The Passive Aggressive Snarky Jerk
Do you even like your kid, or am I watching some weird government experiment where they put two strangers together and force them to cohabitate in ACME? A long-winded diatribe of condescending remarks that are totally going over the head of your target audience. Whatever the hipster lingo for pointless is . . . that’s you right now.
The Guilt Tripper
Victimhood garners a lot of sympathy on social issues that are actually relevant. We need to remember that helping those in a vulnerable state is one of the most authentic deeds humanity can exhibit, but little Timmy losing his mind in the Pop-Tarts aisle does not count as an injustice. Handle your business, because whether you wanna face reality or not, people are watching. Crying and saying manipulative things like, “I must be a terrible parent to have such mean little kids,” just makes the situation more awkward.
The Buzzcut Van Driessen
I’ve coined this phrase based on the two opposing ideologies practiced by the teachers from Beavis and Butthead. David Van Driessen is a peaceful and hopelessly optimistic hippie, while Coach Buzzcut is an old school hardass. In the fateful trenches of battle, somewhere between the yogurt and the eggs, you need to be stern, but you need to be fair.

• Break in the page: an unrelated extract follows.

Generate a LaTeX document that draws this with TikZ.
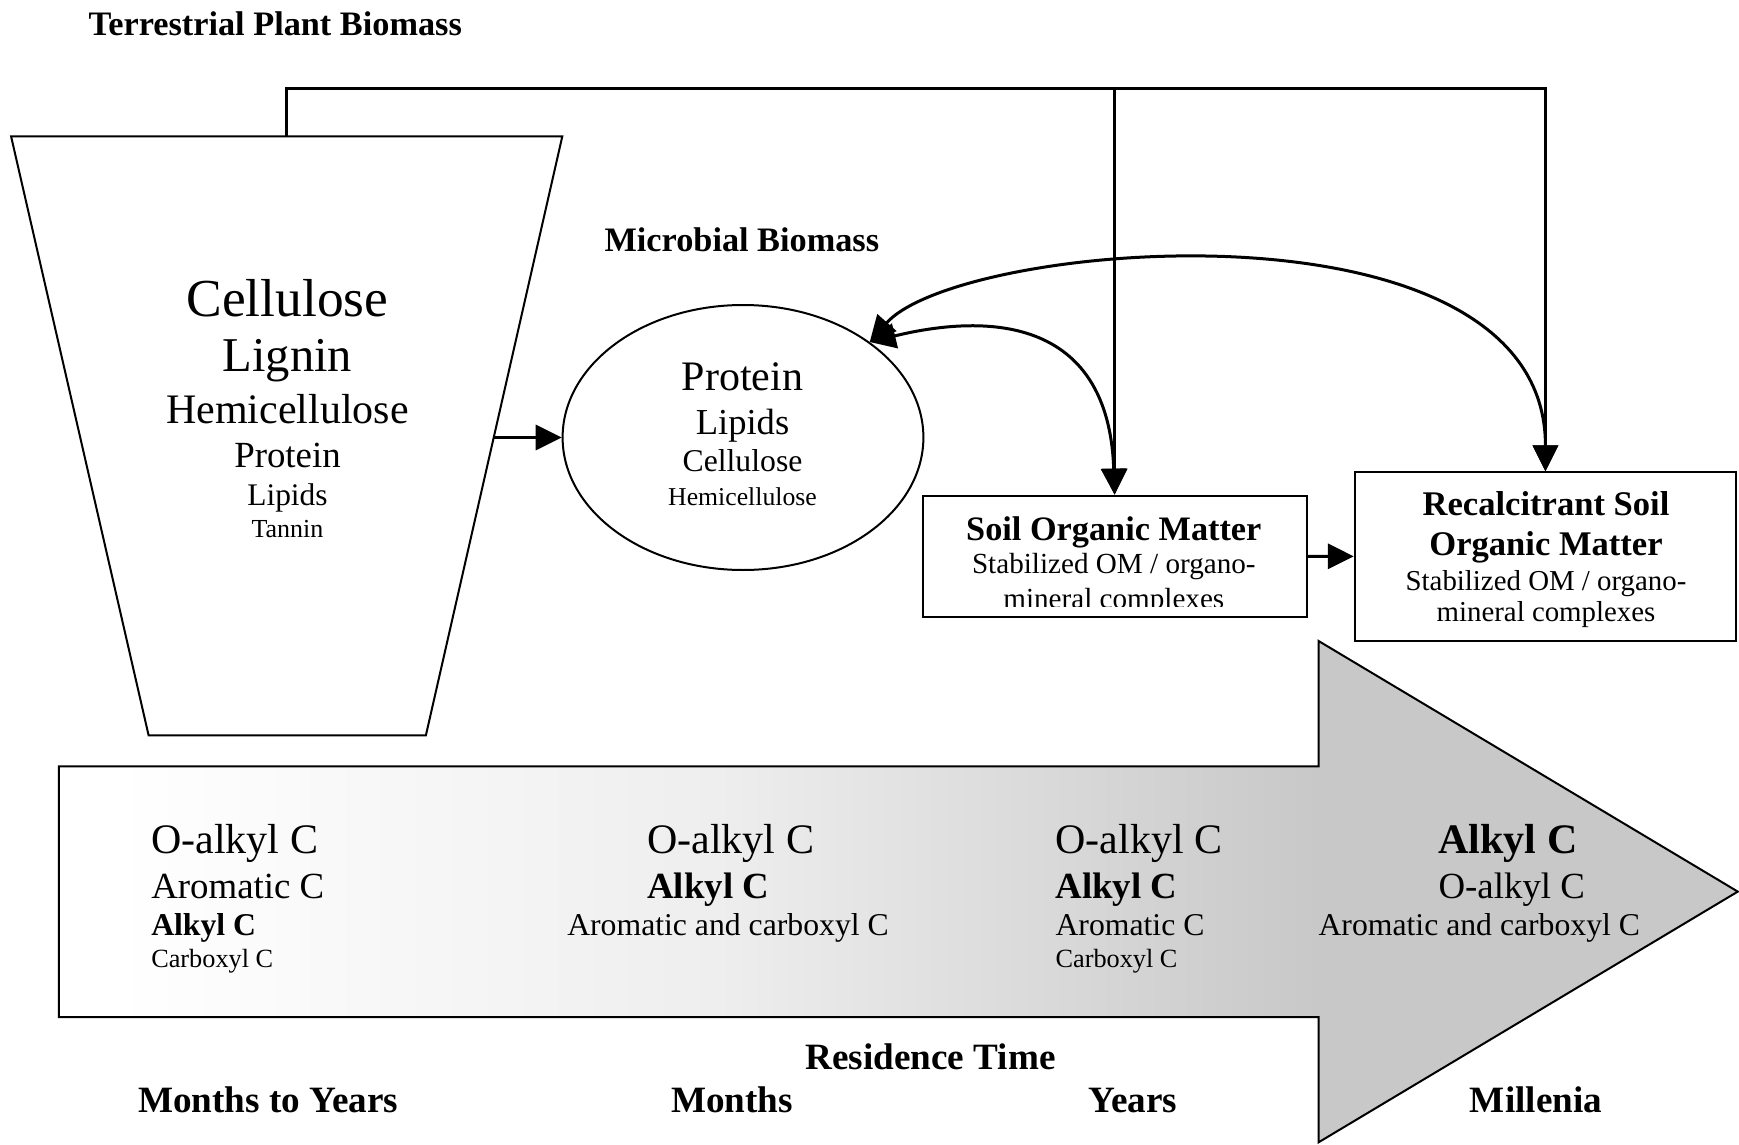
\documentclass[tikz,border=0pt]{standalone}
\usepackage{fontspec}
\setmainfont{Liberation Serif}
\usetikzlibrary{arrows.meta,shapes.geometric}

\newlength{\du}
\setlength{\du}{0.35pt}
\newcommand{\fsz}[1]{\fontsize{#1}{#1}\selectfont}

\definecolor{arrowgray}{RGB}{200,200,200}
\definecolor{arrowmid}{RGB}{238,238,238}

\tikzset{
  flow/.style={line width=1.05pt,-{Triangle[length=9.1pt,width=8.8pt]}},
  twoway/.style={line width=1.05pt,{Triangle[length=9.1pt,width=8.8pt]}-{Triangle[length=9.1pt,width=8.8pt]}},
  outline/.style={draw,line width=0.7pt,inner sep=0pt},
  txt/.style={anchor=base,inner sep=0pt},
  ltxt/.style={anchor=base west,inner sep=0pt},
}

\begin{document}
\begin{tikzpicture}
\pgftransformyscale{-1.000000}
\useasboundingbox (0\du,0\du) rectangle (1739\du,1145\du);

% residence time arrow
\fill[white] (58.8\du,766.3\du) rectangle (120\du,1017\du);
\shade[left color=white,right color=arrowgray,middle color=arrowmid] (115\du,766.3\du) rectangle (1320\du,1017\du);
\fill[arrowgray] (1318.6\du,641\du) -- (1737.8\du,891.6\du) -- (1318.6\du,1142.3\du) -- cycle;
\draw[line width=0.7pt] (58.8\du,766.3\du) -- (1318.6\du,766.3\du) -- (1318.6\du,641\du) -- (1737.8\du,891.6\du)
  -- (1318.6\du,1142.3\du) -- (1318.6\du,1017\du) -- (58.8\du,1017\du) -- cycle;

% pools
\draw[line width=0.7pt] (11.1\du,136.4\du) -- (562.3\du,136.4\du) -- (425.9\du,735.3\du) -- (148.6\du,735.3\du) -- cycle;
\coordinate (plant top) at (286.7\du,136.4\du);
\coordinate (plant east) at (493.8\du,437.5\du);
\node[outline,ellipse,minimum width=360.8\du,minimum height=265\du] (microbes) at (743\du,437.5\du) {};
\node[outline,rectangle,minimum width=383.8\du,minimum height=121\du] (som) at (1114.6\du,556.2\du) {};
\node[outline,rectangle,minimum width=381.2\du,minimum height=168.3\du] (rsom) at (1545.4\du,556.5\du) {};

% connectors
\coordinate (ridge) at (1114.6\du,88.7\du);
\draw[flow] (plant top) |- (ridge) -| (rsom.north);
\draw[flow] (ridge) -- (som.north);
\draw[flow] (plant east) -- (microbes);
\draw[flow] (som) -- (rsom);
\draw[twoway] (microbes.37) .. controls (960\du,320\du) and (1108\du,300\du) .. (som.north);
\draw[twoway] (microbes.37) .. controls (960\du,240\du) and (1546\du,190\du) .. (rsom.north);

% titles
\node[ltxt,font={\fsz{12}\bfseries}] (tpb) at (88\du,35\du) {Terrestrial Plant Biomass};
\node[ltxt,font={\fsz{12}\bfseries}] (mbm) at (604\du,251.7\du) {Microbial Biomass};

% plant biomass
\node[txt,font=\fsz{18.7}] (plcell) at (287.5\du,316.7\du) {Cellulose};
\node[txt,font=\fsz{17}] (pllign) at (287.5\du,371.7\du) {Lignin};
\node[txt,font=\fsz{14.7}] (plhemi) at (287.5\du,423.3\du) {Hemicellulose};
\node[txt,font=\fsz{12.9}] (plprot) at (287.5\du,467.3\du) {Protein};
\node[txt,font=\fsz{11}] (pllipi) at (287.5\du,505\du) {Lipids};
\node[txt,font=\fsz{9.1}] (pltann) at (287.5\du,537.3\du) {Tannin};

% microbial biomass
\node[txt,font=\fsz{14.7}] (mbprot) at (742.5\du,390\du) {Protein};
\node[txt,font=\fsz{12.8}] (mblipi) at (742.5\du,434\du) {Lipids};
\node[txt,font=\fsz{11.1}] (mbcell) at (742.5\du,471.7\du) {Cellulose};
\node[txt,font=\fsz{9}] (mbhemi) at (742.5\du,505\du) {Hemicellulose};

% soil organic matter
\node[txt,font={\fsz{12}\bfseries}] (somhead) at (1113.8\du,540\du) {Soil Organic Matter};
\node[txt,font=\fsz{10.2}] (somtxt) at (1113.8\du,573.3\du) {Stabilized OM / organo-};
\begin{scope}
\clip (923\du,497\du) rectangle (1306\du,606.7\du);
\node[txt,font=\fsz{10.2}] (somtxtb) at (1113.8\du,608\du) {mineral complexes};
\end{scope}

\node[txt,font={\fsz{12.1}\bfseries}] (rsomhead) at (1546\du,515\du) {Recalcitrant Soil};
\node[txt,font={\fsz{12.1}\bfseries}] (rsomheadb) at (1546\du,555\du) {Organic Matter};
\node[txt,font=\fsz{10.1}] (rsomtxt) at (1546\du,590\du) {Stabilized OM / organo-};
\node[txt,font=\fsz{10.1}] (rsomtxtb) at (1546\du,621.7\du) {mineral complexes};

% carbon forms along the arrow
\node[ltxt,font=\fsz{14.7}] (ca) at (150.7\du,853\du) {O-alkyl C};
\node[ltxt,font=\fsz{12.9}] (cb) at (150.7\du,898\du) {Aromatic C};
\node[ltxt,font={\fsz{11.1}\bfseries}] (cc) at (150.7\du,935\du) {Alkyl C};
\node[ltxt,font=\fsz{9.2}] (cd) at (150.7\du,967\du) {Carboxyl C};

\node[ltxt,font=\fsz{14.7}] (ma) at (646.7\du,853\du) {O-alkyl C};
\node[ltxt,font={\fsz{12.9}\bfseries}] (mb) at (646.7\du,898\du) {Alkyl C};
\node[ltxt,font=\fsz{11.1}] (mc) at (566.7\du,935\du) {Aromatic and carboxyl C};

\node[ltxt,font=\fsz{14.7}] (sa) at (1055\du,853\du) {O-alkyl C};
\node[ltxt,font={\fsz{12.9}\bfseries}] (sb) at (1055\du,898\du) {Alkyl C};
\node[ltxt,font=\fsz{11.1}] (sc) at (1055\du,935\du) {Aromatic C};
\node[ltxt,font=\fsz{9.2}] (sd) at (1055\du,967\du) {Carboxyl C};

\node[ltxt,font={\fsz{14.7}\bfseries}] (ra) at (1438\du,853\du) {Alkyl C};
\node[ltxt,font=\fsz{12.9}] (rb) at (1438\du,898\du) {O-alkyl C};
\node[ltxt,font=\fsz{11.1}] (rc) at (1318\du,935\du) {Aromatic and carboxyl C};

% residence times
\node[txt,font={\fsz{13}\bfseries}] (restime) at (930.5\du,1069\du) {Residence Time};
\node[txt,font={\fsz{13}\bfseries}] (tplant) at (268\du,1112.7\du) {Months to Years};
\node[txt,font={\fsz{13}\bfseries}] (tmicro) at (732\du,1112.7\du) {Months};
\node[txt,font={\fsz{13}\bfseries}] (tsom) at (1133\du,1112.7\du) {Years};
\node[txt,font={\fsz{13}\bfseries}] (trsom) at (1536\du,1112.7\du) {Millenia};
\end{tikzpicture}
\end{document}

Remember despite what appears to be an act of treason is actually just a tiny piece of you trying to figure things out and negotiate with life as we already understand it to be. Explain the improper behavior. Explain the simple solution. Explain that you love them and promise the agony of not be awarded Captain Crunch for dinner will pass. It might not stop the rain, but it shows you will patiently walk with them through the downpour (or whatever other insta-quote you wanna insert here). This moment isn’t about actually stopping the tantrum, because to be honest, there is no consistent method to rely on. This is about modeling a sense of composure that will shape their future behavior, and keep you off the wrong side viral notoriety. Clear your head and do what you were meant to do. You are their light.
My dad once told me, “There’s no manual for being a parent. I did the best I could and you turned out pretty good, so you’re welcome.” It should also be noted that my mom once said, “If it weren’t for me, you would have never lived until the age of five.” Go figure. They were both right.